Justice Samuel Alito allowed that “what happened on Jan. 6 was very, very serious” but told General Prelogar that “we need to find out what are the outer reaches of this statute under your interpretation.” The solicitor general called one of the words at issue, “otherwise,” a “classic catchall.” Fischer’s counsel, though, finds it to be more of a “dragnet.” 

Even if the Nine dismiss the Sarbanes-Oxley charges against the January 6 defendants, Mr. Smith is likely to argue that they should stick against Mr. Trump, who did not himself set foot at the Capitol on January 6, 2021. Instead, the special counsel argues, he engaged in the kind of obstruction contemplated by the statute. Two of the four charges Mr. Trump faces are based on  Sarbanes-Oxley.

The relevant subsection mandates that someone is criminally culpable if “he alters, destroys, mutilates, or conceals a record, document, or other object, or attempts to do so, with the intent to impair the object’s integrity or availability for use in an official proceeding.” The special counsel argues that the certification of the results of the 2020 election were such a proceeding.  

Mr. Smith’s accusation that Mr. Trump pursued a “conspiracy to corruptly obstruct and impede the January 6 congressional proceeding at which the collected results of the presidential election are counted and certified” could insulate the special counsel’s case from a Supreme Court ruling that upends the Department of Justice’s prosecution of the other defendants similarly charged.

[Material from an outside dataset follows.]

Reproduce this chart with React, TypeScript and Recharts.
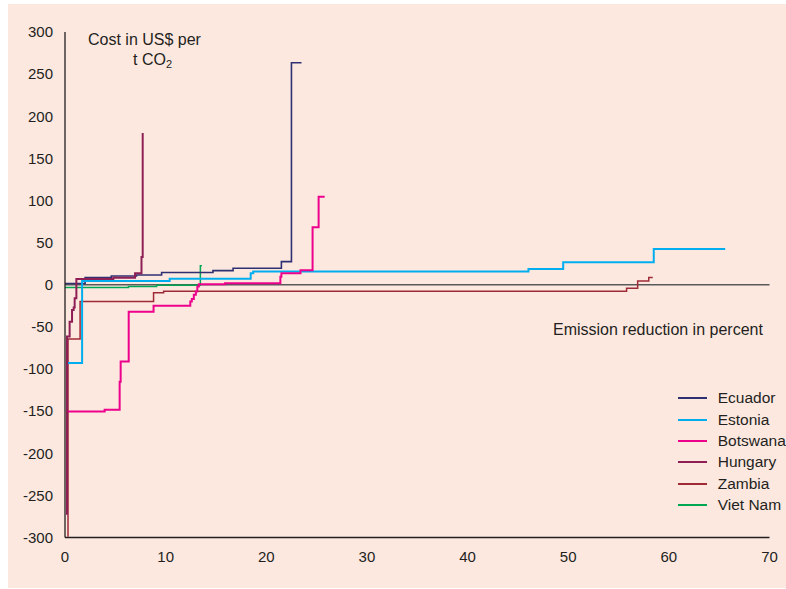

The special counsel wrote to the court in a brief filed last week that Mr. Trump’s “efforts to use fraudulent electoral certifications rather than genuine ones at the Joint Session” mean that he is indictable however the justices rule. He adds: “Whether the Court interprets [that provision] consistently with a natural reading of its text or adopts the evidence-impairment gloss urged by the petitioner in Fischer, the Section 1512 charges in this case are valid.”  

Still, a loss for the government before the high court would be unwelcome news for Mr. Smith. Mr. Trump would likely move for the charges to be dismissed — first before Judge Tanya Chutkan, and then possibly before the United States Court of Appeals. That would entail further delays, potentially putting out of reach Mr. Smith’s aspiration for a trial before the election.